Real America nowadays is the place where, in response to the city council’s slap-down, Sarno issued a statement declaring his “fiduciary responsibility not to jeopardize potentially millions of dollars of federal funding our city utilizes to continue to enhance all our citizens and business community, by becoming a sanctuary city.”

Real America nowadays is also the place where, last week, a federal appeals court accused the Trump Administration forsaking the constitutional “check against tyranny” by seeking to punish sanctuary cities by withholding federal funding without congressional sanction.

And real America nowadays is the place where support for South Church and its interfaith partners from the rest of Springfield’s religious community has been conspicuous for its reticence.

Why, in particular, has there been nary a peep out of  the leader of the city’s largest faith community, Roman Catholic Bishop Mitchell T. Rozanski? Three of his parishes are helping to support Collazo and her family, to say nothing of the Sisters of St. Joseph. Sarno is likewise one of his parishioners, at Our Lady of Mount Carmel Church.

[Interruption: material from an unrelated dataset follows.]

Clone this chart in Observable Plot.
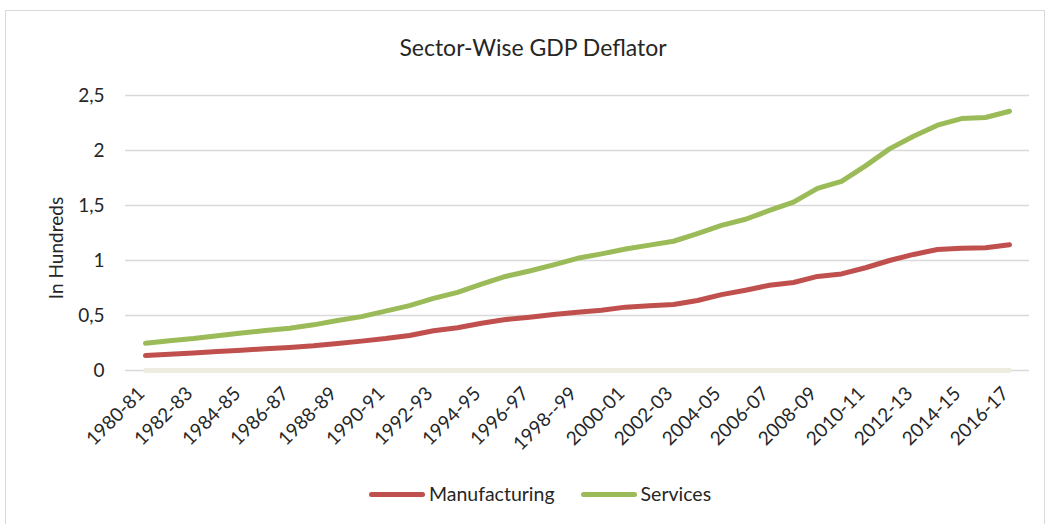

Rozanski was given his current job three years ago by Pope Francis, whose papacy has been marked by nothing so much as concern for immigrants. Pentecost will be here in three weeks. What better way for Francis’ man in Springfield to celebrate the birth of Christianity than by publicly declaring his support for Gisella Collazo and the stance of South Church and the rest of the Springfield Interfaith Sanctuary Coalition?